Source code of charts:

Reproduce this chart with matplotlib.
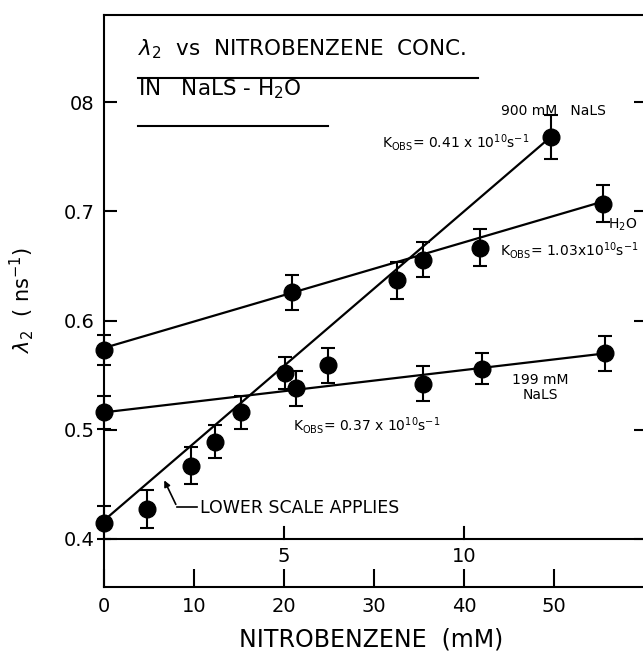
import matplotlib
matplotlib.use('Agg')
import matplotlib.pyplot as plt
import numpy as np

# upper scale (0-12) is used for H2O and 199 mM NaLS, lower scale (0-50 mM) for 900 mM NaLS
upper_to_lower = 4.0

h2o_conc = [0.0, 5.22, 8.85, 10.45, 13.85]
h2o_rate = [0.573, 0.626, 0.656, 0.667, 0.707]
h2o_err = [0.014, 0.016, 0.016, 0.017, 0.017]

nals199_conc = [0.0, 5.32, 6.22, 8.85, 10.5, 13.9]
nals199_rate = [0.516, 0.538, 0.559, 0.542, 0.556, 0.570]
nals199_err = [0.015, 0.016, 0.016, 0.016, 0.014, 0.016]

nals900_conc = [0.0, 4.75, 9.64, 12.35, 15.2, 20.1, 32.5, 49.6]
nals900_rate = [0.415, 0.4275, 0.467, 0.489, 0.516, 0.552, 0.637, 0.768]
nals900_err = [0.015, 0.017, 0.017, 0.015, 0.015, 0.015, 0.017, 0.020]

# straight line fits: H2O, 199 mM, 900 mM (slope per unit of each series' own scale)
fit_intercepts = [0.575, 0.516, 0.417]
fit_slopes = [0.00968, 0.00388, 0.00708]

x_ticks = [0, 10, 20, 30, 40, 50]
upper_ticks = [5, 10]
y_ticks = [0.4, 0.5, 0.6, 0.7, 0.8]
y_ticklabels = ['0.4', '0.5', '0.6', '0.7', '08']

W, H = 643, 653
fig = plt.figure(figsize=(W / 100, H / 100), dpi=100)
ax = fig.add_axes([104 / W, 1 - 587 / H, 542 / W, 572 / H])
ax.set_xlim(0, 60.2)
ax.set_ylim(0.356, 0.880)
for s in ax.spines.values():
    s.set_linewidth(1.5)

ax.set_xticks(x_ticks)
ax.set_xticklabels([str(t) for t in x_ticks])
ax.tick_params(axis='x', direction='in', length=13, width=1.5, labelsize=14, pad=7)
ax.set_yticks(y_ticks)
ax.set_yticklabels(y_ticklabels)
ax.tick_params(axis='y', direction='in', length=9, width=1.5, labelsize=14, pad=7, right=True)

# the upper (0-12) scale drawn on the 0.4 line
ax.axhline(0.4, color='black', lw=1.5)
for t in upper_ticks:
    xt = t * upper_to_lower
    ax.plot([xt, xt], [0.4, 0.411], color='black', lw=1.5)
    ax.text(xt, 0.3835, str(t), ha='center', va='center', fontsize=14)

series = [
    (h2o_conc, h2o_rate, h2o_err, upper_to_lower),
    (nals199_conc, nals199_rate, nals199_err, upper_to_lower),
    (nals900_conc, nals900_rate, nals900_err, 1.0),
]
for i, (c, r, e, k) in enumerate(series):
    c = np.array(c)
    xs = np.array([0, c.max()])
    ax.plot(xs * k, fit_intercepts[i] + fit_slopes[i] * xs, color='black', lw=1.6,
            clip_on=False, zorder=2)
    cont = ax.errorbar(c * k, r, yerr=e, fmt='o', color='black', ms=12, capsize=5,
                       elinewidth=1.5, capthick=1.5, zorder=3)
    for art in cont.get_children():
        art.set_clip_on(False)

# headings
ax.text(0.063, 0.930, r'$\lambda_2$  vs  NITROBENZENE  CONC.', transform=ax.transAxes,
        fontsize=15.5, va='baseline', ha='left')
ax.plot([0.063, 0.69], [0.890, 0.890], color='black', lw=1.5, transform=ax.transAxes)
ax.text(0.063, 0.860, r'IN   NaLS - H$_2$O', transform=ax.transAxes,
        fontsize=15.5, va='baseline', ha='left')
ax.plot([0.063, 0.413], [0.806, 0.806], color='black', lw=1.5, transform=ax.transAxes)

# labels on the lines
ax.text(49.9, 0.792, '900 mM   NaLS', ha='center', va='center', fontsize=10)
ax.text(30.9, 0.7635, r'K$_{\rm OBS}$= 0.41 x 10$^{10}$s$^{-1}$', ha='left', va='center',
        fontsize=10)
ax.text(57.6, 0.6875, r'H$_2$O', ha='center', va='center', fontsize=10)
ax.text(44.0, 0.6646, r'K$_{\rm OBS}$= 1.03x10$^{10}$s$^{-1}$', ha='left', va='center',
        fontsize=10)
ax.text(48.5, 0.539, '199 mM\nNaLS', ha='center', va='center', fontsize=10,
        linespacing=1.1)
ax.text(21.0, 0.5044, r'K$_{\rm OBS}$= 0.37 x 10$^{10}$s$^{-1}$', ha='left', va='center',
        fontsize=10)
ax.text(10.67, 0.4285, 'LOWER SCALE APPLIES', ha='left', va='center', fontsize=12.5)
ax.plot([10.33, 8.11], [0.4294, 0.4294], color='black', lw=1.2)
ax.annotate('', xy=(6.56, 0.4560), xytext=(8.11, 0.4294),
            arrowprops=dict(arrowstyle='-|>', color='black', lw=1.2, mutation_scale=9))

fig.text(371 / W, 1 - 639 / H, 'NITROBENZENE  (mM)', ha='center', va='center', fontsize=17)
fig.text(22 / W, 1 - 300 / H, r'$\lambda_2$  ( ns$^{-1}$)', ha='center', va='center',
         fontsize=15, rotation=90)

fig.savefig('out.png', dpi=100)
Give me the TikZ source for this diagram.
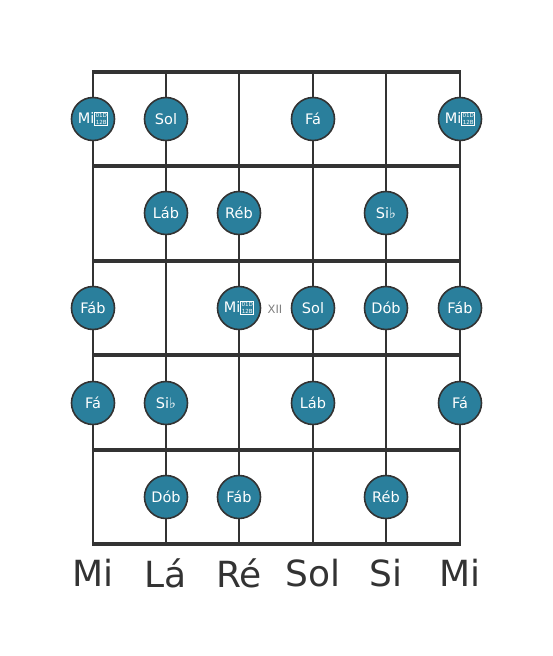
\documentclass[tikz,border=0pt]{standalone}
\usepackage{fontspec}
\setmainfont{DejaVu Sans}
\definecolor{ink}{HTML}{333333}
\definecolor{teal}{HTML}{2A7F9C}
\newcommand\tofu{\raisebox{-1.5pt}{\fboxsep=0.5pt\fboxrule=0.6pt\fbox{\fontsize{5.6}{5.6}\selectfont\shortstack{01D\\12B}}}}
\begin{document}
\begin{tikzpicture}[x=1pt,y=-1pt,
  fret/.style={draw=ink,line width=3.2pt},
  str/.style={draw=ink,line width=2pt},
  note/.style={circle,draw=ink,line width=1.6pt,fill=teal,minimum size=43pt,inner sep=0pt,text=white,font=\fontsize{14.5}{14.5}\selectfont},
  sname/.style={text=ink,font=\fontsize{36}{36}\selectfont},
  fretmark/.style={text=gray,font=\fontsize{11.5}{11.5}\selectfont}]
\useasboundingbox (0,0) rectangle (553,656);
% strings
\foreach \x/\n in {93/s1,166/s2,239/s3,313/s4,386/s5,460/s6}{
  \coordinate (\n t) at (\x,72);
  \coordinate (\n b) at (\x,544);
  \draw[str] (\n t) -- (\n b);
}
% frets
\foreach \y/\n in {166/f1,261/f2,355/f3,450/f4,544/f5}{
  \coordinate (\n l) at (93,\y);
  \coordinate (\n r) at (460,\y);
  \draw[fret] ([xshift=-1pt]\n l) -- ([xshift=1pt]\n r);
}
\coordinate (nl) at (92,72); \coordinate (nr) at (461,72);
\draw[draw=ink,line width=4pt] (nl) -- (nr);
% notes
\node[note] (a1) at (93,119) {Mi\tofu};
\node[note] (a2) at (166,119) {Sol};
\node[note] (a4) at (313,119) {Fá};
\node[note] (a6) at (460,119) {Mi\tofu};
\node[note] (b2) at (166,213) {Láb};
\node[note] (b3) at (239,213) {Réb};
\node[note] (b5) at (386,213) {Si♭};
\node[note] (c1) at (93,308) {Fáb};
\node[note] (c3) at (239,308) {Mi\tofu};
\node[fretmark] (xii) at (275,309) {XII};
\node[note] (c4) at (313,308) {Sol};
\node[note] (c5) at (386,308) {Dób};
\node[note] (c6) at (460,308) {Fáb};
\node[note] (d1) at (93,403) {Fá};
\node[note] (d2) at (166,403) {Si♭};
\node[note] (d4) at (313,403) {Láb};
\node[note] (d6) at (460,403) {Fá};
\node[note] (e2) at (166,497) {Dób};
\node[note] (e3) at (239,497) {Fáb};
\node[note] (e5) at (386,497) {Réb};
% string names
\node[sname] (n1) at (93,573) {Mi};
\node[sname] (n2) at (166,573) {Lá};
\node[sname] (n3) at (239,573) {Ré};
\node[sname] (n4) at (313,573) {Sol};
\node[sname] (n5) at (386,573) {Si};
\node[sname] (n6) at (460,573) {Mi};
\end{tikzpicture}
\end{document}
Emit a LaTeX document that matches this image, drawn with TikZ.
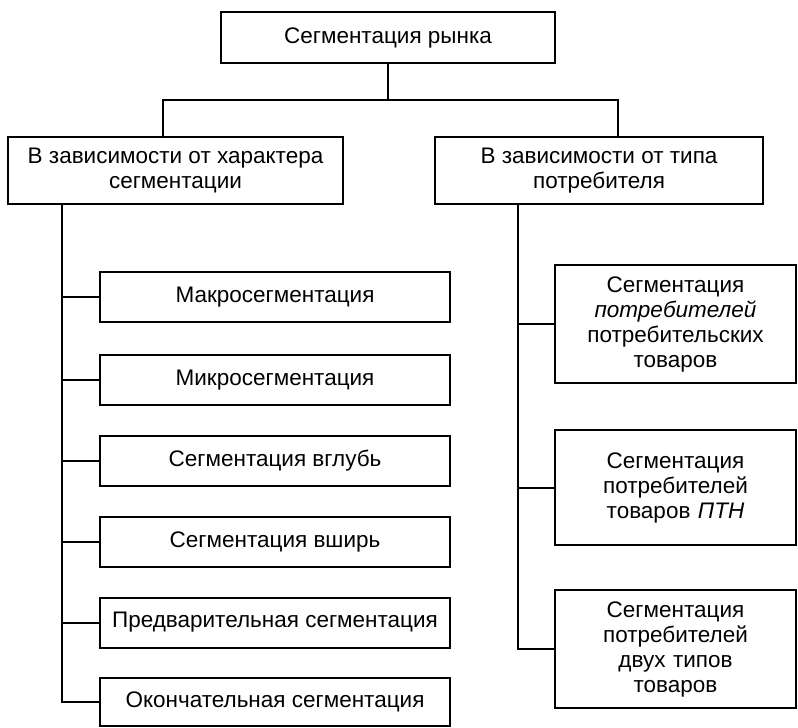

#### WHAT TO WORK ON
Exactly as written, repeat the lines from the beginning of the entries up to and including the line with "upper_to_lower = 4.0", but not the pictures.

#### EXERCISE RESPONSE
Reproduce this chart with matplotlib.
import matplotlib
matplotlib.use('Agg')
import matplotlib.pyplot as plt
import numpy as np

# upper scale (0-12) is used for H2O and 199 mM NaLS, lower scale (0-50 mM) for 900 mM NaLS
upper_to_lower = 4.0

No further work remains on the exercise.